El cuerpo, el deseo, la escucha profunda han sido tercerizados. La relación se convierte en interfaz. Y el vínculo real, aquel que exige cuidado, espera, entrega, es descartado por ineficiente.


Ternura y fidelidad: virtudes perdidas en la cultura eterna, de la nube

En este contexto, hablar de ternura y fidelidad suena casi revolucionario. Estas virtudes no pueden crecer en la lógica del beduino. Requieren tiempo, cuidado, espera, decisión. La fidelidad no es constancia emocional, sino una decisión renovada cada día: yo sigo aquí, aunque ya no me emocione, aunque haya crisis, aunque me cueste. Es el suelo donde se edifica la identidad.


La ternura, por su parte, no es solo dulzura afectiva. Es la forma en que el amor se expresa cuando ha echado raíces. Es paciencia, presencia, tacto. Es mirar al otro no como herramienta ni amenaza, sino como misterio.

Estas virtudes —ternura y fidelidad— solo se cultivan en el tiempo largo. Y por eso la generación que vive del instante no puede acceder a ellas. No porque no las desee, sino porque no ha aprendido a esperar.

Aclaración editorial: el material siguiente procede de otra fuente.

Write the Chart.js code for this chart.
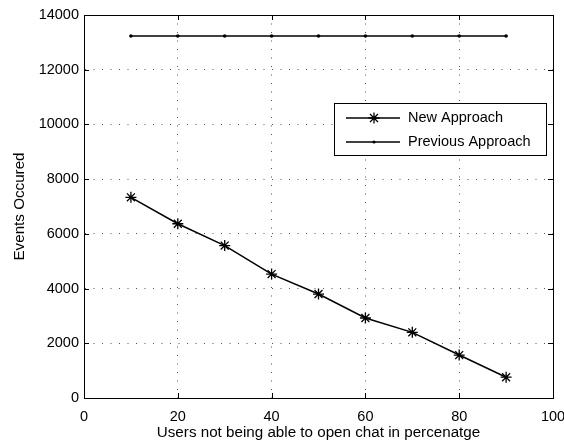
<!DOCTYPE html>
<html><head><meta charset="utf-8">
<script src="https://cdn.jsdelivr.net/npm/chart.js@4/dist/chart.umd.min.js"></script>
<style>html,body{margin:0;padding:0;background:#fff}#wrap{width:564px;height:443px}</style>
</head><body><div id="wrap"><canvas id="c" width="564" height="443"></canvas></div>
<script>
const xValues = [10, 20, 30, 40, 50, 60, 70, 80, 90];
const newApproach = [7335, 6370, 5570, 4530, 3800, 2925, 2400, 1570, 760];
const previousApproach = [13230, 13230, 13230, 13230, 13230, 13230, 13230, 13230, 13230];
const seriesNames = ['New Approach', 'Previous Approach'];
const xTicks = [0, 20, 40, 60, 80, 100];
const yTicks = [0, 2000, 4000, 6000, 8000, 10000, 12000, 14000];
const xTitle = 'Users not being able to open chat in percenatge';
const yTitle = 'Events Occured';

const FONT = 'Liberation Sans, Arial, Helvetica, sans-serif';
const FS = 14.5;
const TFS = 15.2;

function drawStar(ctx, x, y, r) {
  ctx.beginPath();
  ctx.moveTo(x - r, y); ctx.lineTo(x + r, y);
  ctx.moveTo(x, y - r); ctx.lineTo(x, y + r);
  const d = r * 0.72;
  ctx.moveTo(x - d, y - d); ctx.lineTo(x + d, y + d);
  ctx.moveTo(x - d, y + d); ctx.lineTo(x + d, y - d);
  ctx.stroke();
}

const frame = {
  id: 'frame',
  afterDatasetsDraw(chart) {
    const ctx = chart.ctx, a = chart.chartArea;
    const xs = chart.scales.x, ys = chart.scales.y;
    ctx.save();
    ctx.strokeStyle = '#000';
    ctx.lineWidth = 1;
    ctx.strokeRect(Math.round(a.left) + 0.5, Math.round(a.top) + 0.5, Math.round(a.right - a.left), Math.round(a.bottom - a.top));
    ctx.beginPath();
    const tl = 5;
    xTicks.forEach(v => {
      const px = Math.round(xs.getPixelForValue(v)) + 0.5;
      ctx.moveTo(px, a.bottom); ctx.lineTo(px, a.bottom - tl);
      ctx.moveTo(px, a.top); ctx.lineTo(px, a.top + tl);
    });
    yTicks.forEach(v => {
      const py = Math.round(ys.getPixelForValue(v)) + 0.5;
      ctx.moveTo(a.left, py); ctx.lineTo(a.left + tl, py);
      ctx.moveTo(a.right, py); ctx.lineTo(a.right - tl, py);
    });
    ctx.stroke();
    // star markers
    const meta = chart.getDatasetMeta(0);
    ctx.lineWidth = 1.3;
    meta.data.forEach(p => drawStar(ctx, p.x, p.y, 5.5));
    // legend
    const lx = 334, ly = 103, lw = 212, lh = 52;
    ctx.fillStyle = '#fff';
    ctx.fillRect(lx, ly, lw, lh);
    ctx.lineWidth = 1;
    ctx.strokeRect(lx + 0.5, ly + 0.5, lw, lh);
    const rows = [ly + 15, ly + 39];
    rows.forEach((ry, i) => {
      ctx.lineWidth = 1.5;
      ctx.beginPath();
      ctx.moveTo(lx + 12, ry); ctx.lineTo(lx + 66, ry);
      ctx.stroke();
      if (i === 0) { ctx.lineWidth = 1.3; drawStar(ctx, lx + 40, ry, 5.5); }
      else { ctx.fillStyle = '#000'; ctx.beginPath(); ctx.arc(lx + 40, ry, 1.6, 0, Math.PI * 2); ctx.fill(); }
      ctx.fillStyle = '#000';
      ctx.font = FS + 'px ' + FONT;
      ctx.textBaseline = 'middle';
      ctx.textAlign = 'left';
      ctx.fillText(seriesNames[i], lx + 74, ry);
    });
    ctx.restore();
  }
};

new Chart(document.getElementById('c'), {
  type: 'line',
  data: {
    datasets: [
      { label: seriesNames[0], data: xValues.map((x, i) => ({ x, y: newApproach[i] })),
        borderColor: '#000', borderWidth: 1.5, pointRadius: 0, tension: 0 },
      { label: seriesNames[1], data: xValues.map((x, i) => ({ x, y: previousApproach[i] })),
        borderColor: '#000', borderWidth: 1.5, pointRadius: 1.8, pointBackgroundColor: '#000', pointBorderWidth: 0, tension: 0 }
    ]
  },
  options: {
    responsive: false,
    animation: false,
    layout: { padding: { left: 0, top: 15, right: 11, bottom: 0 } },
    plugins: { legend: { display: false }, tooltip: { enabled: false } },
    scales: {
      x: {
        type: 'linear', min: 0, max: 100,
        afterBuildTicks: s => { s.ticks = xTicks.map(v => ({ value: v })); },
        afterFit: s => { s.height = 45; s.paddingRight = 0; s.paddingLeft = 0; },
        ticks: { color: '#000', font: { family: FONT, size: FS }, padding: 10, maxRotation: 0, callback: v => String(v) },
        grid: { color: '#555', lineWidth: 1, drawTicks: false },
        border: { display: true, color: '#000', dash: [1, 7.5] },
        title: { display: true, text: xTitle, color: '#000', font: { family: FONT, size: TFS }, padding: { top: 1.5, bottom: 1.5 } }
      },
      y: {
        type: 'linear', min: 0, max: 14000,
        afterBuildTicks: s => { s.ticks = yTicks.map(v => ({ value: v })); },
        afterFit: s => { s.width = 84; s.paddingTop = 0; s.paddingBottom = 0; },
        ticks: { color: '#000', font: { family: FONT, size: FS }, padding: 5, callback: v => String(v) },
        grid: { color: '#555', lineWidth: 1, drawTicks: false },
        border: { display: true, color: '#000', dash: [1, 7.5] },
        title: { display: true, text: yTitle, color: '#000', font: { family: FONT, size: TFS }, padding: { top: 11, bottom: 11 } }
      }
    }
  },
  plugins: [frame]
});
</script>
</body></html>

Silencio, elección y posibilidad: del vértigo a la esperanza

Volvamos al inicio: el temblor ante el silencio. ¿Por qué se teme tanto el silencio? Porque el silencio revela. Porque en él escuchamos nuestra voz sin adornos. Porque en él aparece la verdad. El silencio desnuda las evasiones, los simulacros, las máscaras. Por eso se evita. Por eso se huye a las pantallas, al ruido, al consumo de experiencias.


Pero Kierkegaard nos recuerda que el ser humano solo se convierte en sí mismo cuando elige. No cuando acumula posibilidades, sino cuando se decide por una. Esa decisión implica riesgo, renuncia, responsabilidad… pero también sentido. El aburrimiento existencial se vence no con entretenimiento, sino con entrega. El alma no necesita más estímulos, sino un suelo donde echar raíces.


Este es un tiempo que exige reaprender a contemplar. A sostener la mirada, el silencio, la espera. A reapropiarse del aburrimiento como posibilidad, como umbral, como espacio fértil. A entender que el otro no es enemigo ni amenaza, sino espejo de nuestra propia humanidad herida.


Este momento histórico nos sitúa, como dice Byung-Chul Han, ante el ocaso del eros, del juego, del misterio. Pero también, quizá, ante la posibilidad de volver a lo esencial. Solo quien se aburre del aburrimiento puede crear. Solo quien calla puede escuchar. Solo quien se entrega puede encontrarse.


Volver a elegir, volver a cuidar, volver a estar

La generación aburrida no es una generación perdida. Es una generación hambrienta de sentido, aunque no lo sepa. Es una generación que ha confundido la libertad con la evasión, el vínculo con la conexión, la experiencia con la existencia. Pero también es una generación capaz de despertar. Capaz de detenerse, de silenciarse, de mirar al otro y elegir cuidarlo.


Ser jardinero del alma en la era del zapping emocional es un acto radical. Es decirle no al ruido, a la fugacidad, al miedo. Es aceptar que la ternura se construye, que la fidelidad nos salva, que el silencio no mata: revela. Y que el aburrimiento, lejos de ser una maldición, es la alarma espiritual que nos llama a elegir una vida más plena, más humana, más comprometida.

La generación del ruido necesita pedagogía del silencio. No un silencio impuesto, sino elegido. Un silencio habitado, fecundo, generativo. Un silencio que abra paso a la conversación, al pensamiento, a la responsabilidad de amar sin garantías, sin filtros, sin simulacros.


Como dijera Simone Weil: “La atención, tomada en su grado más alto, es lo mismo que la oración. Consiste en suspender el pensamiento, en dejarlo disponible, vacío, permeable al objeto.”


Habrá entonces que educar en el vacío, en la pausa, en la contemplación, en el silencio, en el estar sin hacer. Porque ahí, en ese lugar temido, espera la libertad... y la creación.